Peanut Butter Cookie Crust – Preheat oven to 350F. Spray a 9×13-inch pan with cooking spray or line with foil and spray with cooking spray for easy cleanup.
Stir together the peanut butter, sugars, and egg in a large bowl.
Press the dough into the bottom of the prepared pan. The dough layer will be thin. It helps to spay your hands with cooking spray if using your hands, or use a spatula and take your time to spread it out; set aside.
Brownies – Melt the two chocolates (I used 4 ounces of Trader Joe’s 72% Pound Plus bar instead of two types of chocolate) and butter together in a large, microwave-safe bowl on high in 30-second increments, stirring between each, until the mixture is smooth.

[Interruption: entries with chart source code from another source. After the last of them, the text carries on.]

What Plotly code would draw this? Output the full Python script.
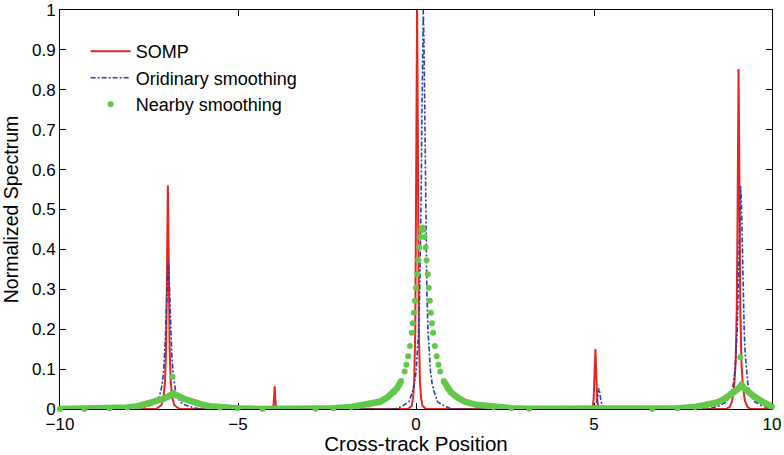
#!/usr/bin/env python3

import numpy as np
import plotly.graph_objs as go

# SOMP (red solid)
somp_x = [-10, -7.3, -7.15, -7.09, -7.05, -7.02, -7.0, -6.985, -6.97, -6.955, -6.94, -6.92, -6.89, -6.85, -6.79, -6.64,
          -4.05, -4.0, -3.985, -3.97, -3.955, -3.94, -3.89,
          -0.22, -0.12, -0.08, -0.05, -0.02, 0.0, 0.015, 0.03, 0.045, 0.06, 0.08, 0.11, 0.14, 0.18, 0.28,
          4.92, 4.96, 4.99, 5.01, 5.025, 5.04, 5.055, 5.07, 5.09, 5.12, 5.16,
          8.71, 8.81, 8.88, 8.94, 8.98, 9.01, 9.03, 9.045, 9.06, 9.075, 9.09, 9.11, 9.14, 9.18, 9.24, 9.31, 9.41, 10]
somp_y = [0, 0, 0.01, 0.03, 0.07, 0.15, 0.3, 0.45, 0.56, 0.45, 0.3, 0.15, 0.07, 0.03, 0.01, 0,
          0, 0.01, 0.03, 0.057, 0.03, 0.01, 0,
          0, 0.008, 0.03, 0.07, 0.2, 0.5, 0.8, 1.0, 0.8, 0.5, 0.2, 0.07, 0.03, 0.008, 0,
          0, 0.005, 0.025, 0.06, 0.11, 0.15, 0.11, 0.06, 0.025, 0.005, 0,
          0, 0.005, 0.02, 0.06, 0.12, 0.25, 0.45, 0.7, 0.852, 0.7, 0.45, 0.25, 0.12, 0.06, 0.02, 0.005, 0, 0]

# Oridinary smoothing (blue dash-dot)
ord_x = [-10, -7.86, -7.56, -7.36, -7.26, -7.21, -7.16, -7.12, -7.09, -7.06, -7.04, -7.02, -7.0, -6.98, -6.96,
         -6.94, -6.92, -6.90, -6.88, -6.86, -6.83, -6.80, -6.76, -6.71, -6.66, -6.56, -6.36, -6.06,
         -0.595, -0.395, -0.195, -0.095, -0.045, 0.005, 0.045, 0.075, 0.105, 0.125, 0.145, 0.165, 0.185, 0.205,
         0.225, 0.245, 0.265, 0.285, 0.305, 0.335, 0.365, 0.405, 0.455, 0.505, 0.605, 0.805, 1.005,
         4.94, 5.04, 5.08, 5.11, 5.14, 5.17, 5.2, 5.24, 5.34,
         8.22, 8.52, 8.72, 8.82, 8.87, 8.92, 8.96, 8.99, 9.02, 9.04, 9.06, 9.08, 9.10, 9.12,
         9.14, 9.16, 9.18, 9.20, 9.22, 9.25, 9.28, 9.32, 9.37, 9.42, 9.52, 9.72, 10]
ord_y = [0, 0, 0.006, 0.013, 0.023, 0.032, 0.048, 0.069, 0.096, 0.137, 0.177, 0.23, 0.291, 0.346, 0.369,
         0.346, 0.291, 0.23, 0.177, 0.137, 0.096, 0.069, 0.048, 0.032, 0.023, 0.013, 0.006, 0,
         0, 0.007, 0.018, 0.045, 0.063, 0.0955, 0.142, 0.2, 0.297, 0.398, 0.54, 0.725, 0.913, 1.0,
         0.913, 0.725, 0.54, 0.398, 0.297, 0.2, 0.142, 0.0955, 0.063, 0.045, 0.018, 0.007, 0,
         0, 0.008, 0.018, 0.035, 0.052, 0.035, 0.018, 0.008, 0,
         0, 0.008, 0.018, 0.031, 0.044, 0.066, 0.096, 0.134, 0.194, 0.254, 0.334, 0.43, 0.52, 0.559,
         0.52, 0.43, 0.334, 0.254, 0.194, 0.134, 0.096, 0.066, 0.044, 0.031, 0.018, 0.008, 0]

# Nearby smoothing (green dots)
near_x = [-10, -9.31, -8.61, -8.11, -7.81, -7.61, -7.41, -7.26, -7.11, -7.01, -6.91, -6.86, -6.81,
          -6.76, -6.71, -6.61, -6.51, -6.36, -6.21, -6.01, -5.81, -5.51, -5.01, -4.31,
          -2.82, -2.32, -1.82, -1.32, -1.02, -0.82, -0.62, -0.52, -0.42, -0.32, -0.27, -0.22, -0.17, -0.12,
          -0.09, -0.06, -0.03, 0.0, 0.03, 0.06, 0.09, 0.12, 0.15, 0.18, 0.21, 0.24, 0.27, 0.30, 0.33, 0.36,
          0.39, 0.42, 0.45, 0.48, 0.53, 0.58, 0.63, 0.68, 0.78, 0.88, 0.98, 1.18, 1.38, 1.68, 2.18, 2.68, 3.18,
          6.64, 7.34, 7.84, 8.14, 8.44, 8.64, 8.84, 8.94, 9.04, 9.09, 9.14, 9.19, 9.24, 9.34, 9.44, 9.64, 9.84, 10]
near_y = [0, 0, 0.002, 0.004, 0.007, 0.011, 0.016, 0.021, 0.025, 0.029, 0.033, 0.036, 0.039,
          0.036, 0.033, 0.029, 0.025, 0.021, 0.016, 0.011, 0.007, 0.004, 0.002, 0,
          0.0005, 0.002, 0.005, 0.011, 0.018, 0.028, 0.042, 0.053, 0.07, 0.094, 0.111, 0.132, 0.158, 0.191,
          0.215, 0.241, 0.271, 0.304, 0.338, 0.373, 0.405, 0.431, 0.449, 0.455, 0.449, 0.431, 0.405, 0.373, 0.338, 0.304,
          0.271, 0.241, 0.215, 0.191, 0.158, 0.132, 0.111, 0.094, 0.07, 0.053, 0.042, 0.028, 0.018, 0.011, 0.005, 0.002, 0.0005,
          0, 0.002, 0.005, 0.009, 0.016, 0.024, 0.035, 0.042, 0.05, 0.055, 0.06, 0.055, 0.05, 0.042, 0.035, 0.023, 0.012, 0.006]
# isolated green points above the humps
near_spike_x = [-6.84, 9.11]
near_spike_y = [0.081, 0.13]

x_ticks = [-10, -5, 0, 5, 10]
y_ticks = [0, 0.1, 0.2, 0.3, 0.4, 0.5, 0.6, 0.7, 0.8, 0.9, 1]
y_tick_labels = ['0', '0.1', '0.2', '0.3', '0.4', '0.5', '0.6', '0.7', '0.8', '0.9', '1']

red = '#e3261f'
blue = '#2a3fa6'
green = '#62c84a'
font = 'Liberation Sans, Arial, sans-serif'

# dots merge into a band where the curve is flat
band_y = [y if y <= 0.09 else None for y in near_y]

data = [
    go.Scatter(x=somp_x, y=somp_y, name='SOMP', mode='lines',
               line=dict(color=red, width=2)),
    go.Scatter(x=ord_x, y=ord_y, name='Oridinary smoothing', mode='lines',
               line=dict(color=blue, width=1.6, dash='5px,2px,2px,2px')),
    go.Scatter(x=near_x, y=band_y, mode='lines', showlegend=False, hoverinfo='skip',
               line=dict(color=green, width=6.5), connectgaps=False, cliponaxis=False),
    go.Scatter(x=near_x, y=near_y, name='Nearby smoothing', mode='markers',
               marker=dict(color=green, size=6), cliponaxis=False),
    go.Scatter(x=near_spike_x, y=near_spike_y, mode='markers', showlegend=False,
               marker=dict(color=green, size=6), cliponaxis=False),
]

axis_common = dict(
    showgrid=False, zeroline=False, showline=True, linecolor='black', linewidth=1,
    mirror='ticks', ticks='inside', ticklen=6, tickcolor='black', automargin=False,
    tickfont=dict(family=font, size=17, color='black'), layer='below traces',
    ticklabeloverflow='allow',
)

layout = go.Layout(
    width=784, height=455,
    margin=dict(l=60, r=12, t=10, b=46),
    paper_bgcolor='white', plot_bgcolor='white',
    font=dict(family=font, color='black'),
    showlegend=True,
    legend=dict(x=0.036, y=0.942, xanchor='left', yanchor='top',
                bgcolor='rgba(0,0,0,0)', itemwidth=40,
                font=dict(family=font, size=18, color='black')),
    xaxis=dict(range=[-10, 10], tickvals=x_ticks,
               title=dict(text='Cross-track Position', font=dict(size=20.5)),
               **axis_common),
    yaxis=dict(range=[0, 1], tickvals=y_ticks, ticktext=y_tick_labels,
               title=dict(text='Normalized Spectrum', font=dict(size=19.5)),
               **axis_common),
)

fig = go.Figure(data=data, layout=layout)
# drop the page's default body margin so the figure sits at the window corner
fig.write_html('out.html', config={'displayModeBar': False},
               post_script="document.body.style.margin='0';")
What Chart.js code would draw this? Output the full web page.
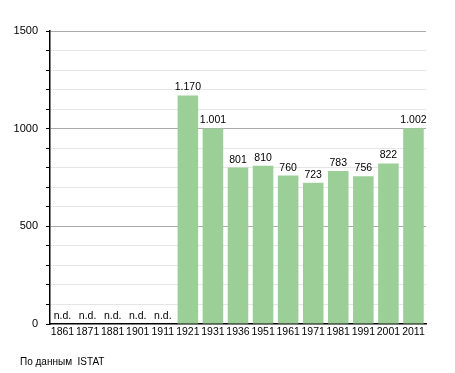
<!DOCTYPE html>
<html>
<head>
<meta charset="utf-8">
<script src="https://cdn.jsdelivr.net/npm/chart.js@4"></script>
<style>
  html, body { margin: 0; padding: 0; background: #fff; }
  #wrap { width: 455px; height: 373px; position: relative; }
</style>
</head>
<body>
<div id="wrap"><canvas id="c" width="455" height="373"></canvas></div>
<script>
const years = ['1861', '1871', '1881', '1901', '1911', '1921', '1931', '1936', '1951', '1961', '1971', '1981', '1991', '2001', '2011'];
const population = [null, null, null, null, null, 1170, 1001, 801, 810, 760, 723, 783, 756, 822, 1002];
const sourceNote = 'По данным  ISTAT';

const FONT = '"Liberation Sans", Arial, sans-serif';

// thousands with a dot, like 1.170
function fmt(v) {
  return String(v).replace(/\B(?=(\d{3})+(?!\d))/g, '.');
}

const labelPlugin = {
  id: 'labels',
  afterDatasetsDraw(chart) {
    const ctx = chart.ctx;
    const meta = chart.getDatasetMeta(0);
    const yScale = chart.scales.y;
    ctx.save();
    ctx.font = '10.5px ' + FONT;
    ctx.fillStyle = '#000';
    ctx.textAlign = 'center';
    ctx.textBaseline = 'alphabetic';
    population.forEach((v, i) => {
      const x = chart.scales.x.getPixelForValue(i);
      if (v === null) {
        ctx.fillText('n.d.', x, yScale.getPixelForValue(0) - 5);
      } else {
        ctx.fillText(fmt(v), x, meta.data[i].y - 5);
      }
    });
    // source note
    ctx.textAlign = 'left';
    ctx.font = '10px ' + FONT;
    ctx.fillText(sourceNote, 20, 365);
    ctx.restore();
  }
};

new Chart(document.getElementById('c'), {
  type: 'bar',
  data: {
    labels: years,
    datasets: [{
      data: population,
      backgroundColor: '#9ccf98',
      barPercentage: 0.82,
      categoryPercentage: 1.0
    }]
  },
  options: {
    responsive: false,
    animation: false,
    layout: { padding: { left: 0, right: 29, top: 31, bottom: 29 } },
    plugins: { legend: { display: false }, tooltip: { enabled: false } },
    scales: {
      x: {
        grid: { display: false, drawTicks: false },
        border: { color: '#000', width: 1.5 },
        ticks: { color: '#000', font: { family: FONT, size: 10.5 }, padding: 2, maxRotation: 0, autoSkip: false },
        afterFit(s) { s.height = 20; }
      },
      y: {
        min: 0,
        max: 1500,
        border: { color: '#000', width: 1.5 },
        grid: {
          color: c => (c.tick.value === 0 ? 'rgba(0,0,0,0)' : (c.tick.value % 500 === 0 ? '#aaaaaa' : '#e6e6e6')),
          tickColor: '#000',
          tickLength: 4,
          drawTicks: true
        },
        ticks: {
          stepSize: 100,
          color: '#000',
          font: { family: FONT, size: 11 },
          padding: 8,
          callback: v => (v % 500 === 0 ? v : '')
        },
        afterFit(s) { s.width = 50; }
      }
    }
  },
  plugins: [labelPlugin]
});
</script>
</body>
</html>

Whisk in the sugar, eggs, and vanilla.
Carefully stir in the flour and salt, don’t overmix.
Evenly pour batter over peanut butter layer, lightly spreading it with a spatula.
Bake for about 32 to 38 minutes, until the top is no longer glossy and is slightly cracked around the edges. Cool completely in pan before slicing and serving.